#### Problem description
Write each line of the material exactly as given, from the top through the line that contains "0.690, 0.690, 0.690, 0.690, 0.680, 0.460, 0.240, 0.130]", and omit all pictures.

#### Dataset content
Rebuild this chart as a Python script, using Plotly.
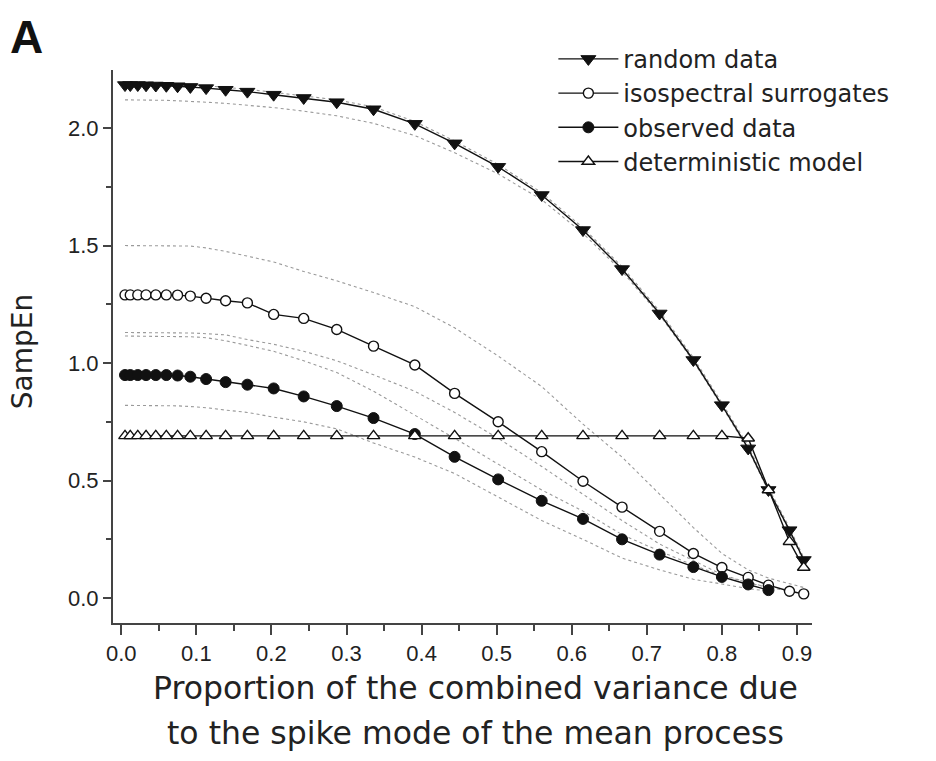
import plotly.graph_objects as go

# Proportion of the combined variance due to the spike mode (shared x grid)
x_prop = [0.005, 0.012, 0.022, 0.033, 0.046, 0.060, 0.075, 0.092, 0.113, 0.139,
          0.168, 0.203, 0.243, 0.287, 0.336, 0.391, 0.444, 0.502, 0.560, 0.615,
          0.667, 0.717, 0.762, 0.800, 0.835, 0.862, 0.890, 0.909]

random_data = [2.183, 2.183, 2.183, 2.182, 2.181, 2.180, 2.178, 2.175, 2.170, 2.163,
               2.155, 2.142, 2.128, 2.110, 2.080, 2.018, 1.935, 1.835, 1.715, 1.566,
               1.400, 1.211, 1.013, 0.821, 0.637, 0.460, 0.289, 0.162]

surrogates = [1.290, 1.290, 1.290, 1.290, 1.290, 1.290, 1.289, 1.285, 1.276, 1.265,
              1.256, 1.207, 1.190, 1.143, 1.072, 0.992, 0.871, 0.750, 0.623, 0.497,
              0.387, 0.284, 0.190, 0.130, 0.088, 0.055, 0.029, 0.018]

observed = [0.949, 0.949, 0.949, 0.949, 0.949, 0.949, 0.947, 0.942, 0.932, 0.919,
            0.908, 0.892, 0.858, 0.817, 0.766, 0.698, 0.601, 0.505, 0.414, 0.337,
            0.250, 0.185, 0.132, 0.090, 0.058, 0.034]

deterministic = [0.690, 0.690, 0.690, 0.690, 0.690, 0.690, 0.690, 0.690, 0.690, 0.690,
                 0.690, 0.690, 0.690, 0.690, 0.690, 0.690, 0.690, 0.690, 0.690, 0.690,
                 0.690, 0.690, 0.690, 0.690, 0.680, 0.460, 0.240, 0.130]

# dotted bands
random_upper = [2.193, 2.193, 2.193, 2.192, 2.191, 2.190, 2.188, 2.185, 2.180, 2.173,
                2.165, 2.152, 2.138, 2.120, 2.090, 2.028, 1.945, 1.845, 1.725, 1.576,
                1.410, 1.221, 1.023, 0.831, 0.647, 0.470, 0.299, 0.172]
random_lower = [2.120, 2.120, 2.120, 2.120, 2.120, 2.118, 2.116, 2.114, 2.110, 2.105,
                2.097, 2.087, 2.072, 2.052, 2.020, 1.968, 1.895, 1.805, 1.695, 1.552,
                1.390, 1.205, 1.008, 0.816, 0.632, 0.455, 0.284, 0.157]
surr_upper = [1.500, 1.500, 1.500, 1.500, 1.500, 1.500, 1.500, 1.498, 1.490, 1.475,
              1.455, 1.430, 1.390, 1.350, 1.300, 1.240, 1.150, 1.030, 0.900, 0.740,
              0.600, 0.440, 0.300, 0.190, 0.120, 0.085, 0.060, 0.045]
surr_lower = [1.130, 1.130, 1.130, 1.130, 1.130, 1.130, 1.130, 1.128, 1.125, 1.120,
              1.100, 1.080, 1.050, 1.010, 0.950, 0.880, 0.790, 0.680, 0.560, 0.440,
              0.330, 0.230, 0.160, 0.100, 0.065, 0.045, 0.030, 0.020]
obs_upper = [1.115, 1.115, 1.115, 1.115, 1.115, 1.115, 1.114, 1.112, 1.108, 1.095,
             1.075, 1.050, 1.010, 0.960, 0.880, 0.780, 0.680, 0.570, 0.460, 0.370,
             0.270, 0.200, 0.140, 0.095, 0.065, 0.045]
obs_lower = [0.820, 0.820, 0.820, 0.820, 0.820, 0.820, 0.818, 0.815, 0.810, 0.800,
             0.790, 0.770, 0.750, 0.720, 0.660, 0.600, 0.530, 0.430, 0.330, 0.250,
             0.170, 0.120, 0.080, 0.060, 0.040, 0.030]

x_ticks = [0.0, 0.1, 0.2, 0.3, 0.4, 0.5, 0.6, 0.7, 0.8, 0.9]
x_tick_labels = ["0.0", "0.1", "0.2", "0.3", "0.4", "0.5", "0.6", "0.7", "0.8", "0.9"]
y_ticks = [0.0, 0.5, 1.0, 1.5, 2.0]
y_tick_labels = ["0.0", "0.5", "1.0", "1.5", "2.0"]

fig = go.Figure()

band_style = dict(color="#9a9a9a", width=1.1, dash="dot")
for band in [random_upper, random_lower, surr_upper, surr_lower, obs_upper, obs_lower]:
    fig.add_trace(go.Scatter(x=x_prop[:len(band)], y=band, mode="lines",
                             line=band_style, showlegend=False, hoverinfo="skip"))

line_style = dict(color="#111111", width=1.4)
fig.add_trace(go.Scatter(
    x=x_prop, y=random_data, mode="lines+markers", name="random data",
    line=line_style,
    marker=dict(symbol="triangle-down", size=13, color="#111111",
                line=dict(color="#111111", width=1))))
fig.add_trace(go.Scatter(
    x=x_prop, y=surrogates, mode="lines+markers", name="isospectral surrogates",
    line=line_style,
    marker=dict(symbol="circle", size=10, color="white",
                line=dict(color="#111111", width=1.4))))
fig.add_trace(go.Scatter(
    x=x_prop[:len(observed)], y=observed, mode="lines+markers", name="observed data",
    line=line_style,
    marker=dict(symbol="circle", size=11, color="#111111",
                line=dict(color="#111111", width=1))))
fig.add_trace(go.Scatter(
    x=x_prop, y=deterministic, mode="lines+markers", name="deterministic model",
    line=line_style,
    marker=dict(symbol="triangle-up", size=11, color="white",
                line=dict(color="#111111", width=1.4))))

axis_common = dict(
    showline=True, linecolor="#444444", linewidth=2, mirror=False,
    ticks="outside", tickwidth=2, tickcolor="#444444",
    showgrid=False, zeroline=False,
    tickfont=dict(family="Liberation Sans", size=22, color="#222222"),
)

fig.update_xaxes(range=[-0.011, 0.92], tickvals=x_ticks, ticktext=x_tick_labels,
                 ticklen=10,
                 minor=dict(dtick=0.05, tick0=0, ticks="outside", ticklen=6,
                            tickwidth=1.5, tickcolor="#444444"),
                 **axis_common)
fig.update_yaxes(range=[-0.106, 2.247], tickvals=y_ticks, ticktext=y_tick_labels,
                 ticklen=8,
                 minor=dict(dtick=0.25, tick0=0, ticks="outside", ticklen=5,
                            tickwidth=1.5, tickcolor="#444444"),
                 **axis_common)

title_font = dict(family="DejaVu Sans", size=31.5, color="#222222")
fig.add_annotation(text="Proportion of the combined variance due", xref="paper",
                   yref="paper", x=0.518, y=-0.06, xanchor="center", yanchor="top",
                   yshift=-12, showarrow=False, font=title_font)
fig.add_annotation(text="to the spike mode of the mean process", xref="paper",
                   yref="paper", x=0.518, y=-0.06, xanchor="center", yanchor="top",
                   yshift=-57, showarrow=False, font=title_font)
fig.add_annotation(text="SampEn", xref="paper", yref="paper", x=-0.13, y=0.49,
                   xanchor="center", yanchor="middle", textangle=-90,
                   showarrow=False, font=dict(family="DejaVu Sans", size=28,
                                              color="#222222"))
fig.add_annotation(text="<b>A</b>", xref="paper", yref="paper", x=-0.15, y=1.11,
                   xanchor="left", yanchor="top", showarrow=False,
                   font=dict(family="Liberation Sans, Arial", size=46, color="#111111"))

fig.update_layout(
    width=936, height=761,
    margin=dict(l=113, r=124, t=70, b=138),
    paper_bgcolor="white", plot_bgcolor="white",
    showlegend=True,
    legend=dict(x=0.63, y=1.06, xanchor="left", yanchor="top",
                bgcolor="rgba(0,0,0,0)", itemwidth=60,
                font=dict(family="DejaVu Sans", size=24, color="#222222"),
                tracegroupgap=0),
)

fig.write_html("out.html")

#### Task result
Rebuild this chart as a Python script, using Plotly.
import plotly.graph_objects as go

# Proportion of the combined variance due to the spike mode (shared x grid)
x_prop = [0.005, 0.012, 0.022, 0.033, 0.046, 0.060, 0.075, 0.092, 0.113, 0.139,
          0.168, 0.203, 0.243, 0.287, 0.336, 0.391, 0.444, 0.502, 0.560, 0.615,
          0.667, 0.717, 0.762, 0.800, 0.835, 0.862, 0.890, 0.909]

random_data = [2.183, 2.183, 2.183, 2.182, 2.181, 2.180, 2.178, 2.175, 2.170, 2.163,
               2.155, 2.142, 2.128, 2.110, 2.080, 2.018, 1.935, 1.835, 1.715, 1.566,
               1.400, 1.211, 1.013, 0.821, 0.637, 0.460, 0.289, 0.162]

surrogates = [1.290, 1.290, 1.290, 1.290, 1.290, 1.290, 1.289, 1.285, 1.276, 1.265,
              1.256, 1.207, 1.190, 1.143, 1.072, 0.992, 0.871, 0.750, 0.623, 0.497,
              0.387, 0.284, 0.190, 0.130, 0.088, 0.055, 0.029, 0.018]

observed = [0.949, 0.949, 0.949, 0.949, 0.949, 0.949, 0.947, 0.942, 0.932, 0.919,
            0.908, 0.892, 0.858, 0.817, 0.766, 0.698, 0.601, 0.505, 0.414, 0.337,
            0.250, 0.185, 0.132, 0.090, 0.058, 0.034]

deterministic = [0.690, 0.690, 0.690, 0.690, 0.690, 0.690, 0.690, 0.690, 0.690, 0.690,
                 0.690, 0.690, 0.690, 0.690, 0.690, 0.690, 0.690, 0.690, 0.690, 0.690,
                 0.690, 0.690, 0.690, 0.690, 0.680, 0.460, 0.240, 0.130]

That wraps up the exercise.